→ WHAT THIS TASK INVOLVES: Every line from the first one to the line containing "(fmsdm) at (169,477.5)" should be echoed exactly; leave out the rest.

→ SUPPLIED INFORMATION:

>>>>>

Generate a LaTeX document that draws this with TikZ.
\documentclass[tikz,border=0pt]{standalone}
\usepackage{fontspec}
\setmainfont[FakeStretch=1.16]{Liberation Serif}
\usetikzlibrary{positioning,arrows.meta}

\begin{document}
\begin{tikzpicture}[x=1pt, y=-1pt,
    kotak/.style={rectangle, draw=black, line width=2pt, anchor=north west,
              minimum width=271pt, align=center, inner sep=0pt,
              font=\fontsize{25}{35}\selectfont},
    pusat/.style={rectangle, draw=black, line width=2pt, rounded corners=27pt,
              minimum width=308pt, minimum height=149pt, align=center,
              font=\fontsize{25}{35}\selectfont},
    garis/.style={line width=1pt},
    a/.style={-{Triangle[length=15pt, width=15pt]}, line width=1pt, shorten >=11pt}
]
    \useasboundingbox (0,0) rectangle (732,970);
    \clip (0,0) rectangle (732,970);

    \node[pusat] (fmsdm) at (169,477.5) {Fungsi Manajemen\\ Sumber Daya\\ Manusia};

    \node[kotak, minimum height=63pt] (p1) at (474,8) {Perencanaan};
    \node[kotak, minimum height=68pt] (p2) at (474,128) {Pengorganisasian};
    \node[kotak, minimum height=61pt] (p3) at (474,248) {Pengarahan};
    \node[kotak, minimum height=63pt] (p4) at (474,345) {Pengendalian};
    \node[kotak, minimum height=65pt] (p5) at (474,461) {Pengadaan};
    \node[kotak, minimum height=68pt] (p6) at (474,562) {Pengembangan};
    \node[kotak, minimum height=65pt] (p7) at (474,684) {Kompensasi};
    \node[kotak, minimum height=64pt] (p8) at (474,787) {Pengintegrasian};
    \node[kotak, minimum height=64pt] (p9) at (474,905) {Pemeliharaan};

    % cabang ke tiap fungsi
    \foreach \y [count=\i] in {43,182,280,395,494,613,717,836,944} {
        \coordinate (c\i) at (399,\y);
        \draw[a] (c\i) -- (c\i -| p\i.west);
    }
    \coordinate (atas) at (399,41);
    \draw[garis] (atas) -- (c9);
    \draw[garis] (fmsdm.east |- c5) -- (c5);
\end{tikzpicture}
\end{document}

<<<<<

→ RESULT OF THE EXERCISE:
Generate a LaTeX document that draws this with TikZ.
\documentclass[tikz,border=0pt]{standalone}
\usepackage{fontspec}
\setmainfont[FakeStretch=1.16]{Liberation Serif}
\usetikzlibrary{positioning,arrows.meta}

\begin{document}
\begin{tikzpicture}[x=1pt, y=-1pt,
    kotak/.style={rectangle, draw=black, line width=2pt, anchor=north west,
              minimum width=271pt, align=center, inner sep=0pt,
              font=\fontsize{25}{35}\selectfont},
    pusat/.style={rectangle, draw=black, line width=2pt, rounded corners=27pt,
              minimum width=308pt, minimum height=149pt, align=center,
              font=\fontsize{25}{35}\selectfont},
    garis/.style={line width=1pt},
    a/.style={-{Triangle[length=15pt, width=15pt]}, line width=1pt, shorten >=11pt}
]
    \useasboundingbox (0,0) rectangle (732,970);
    \clip (0,0) rectangle (732,970);

    \node[pusat] (fmsdm) at (169,477.5) {Fungsi Manajemen\\ Sumber Daya\\ Manusia};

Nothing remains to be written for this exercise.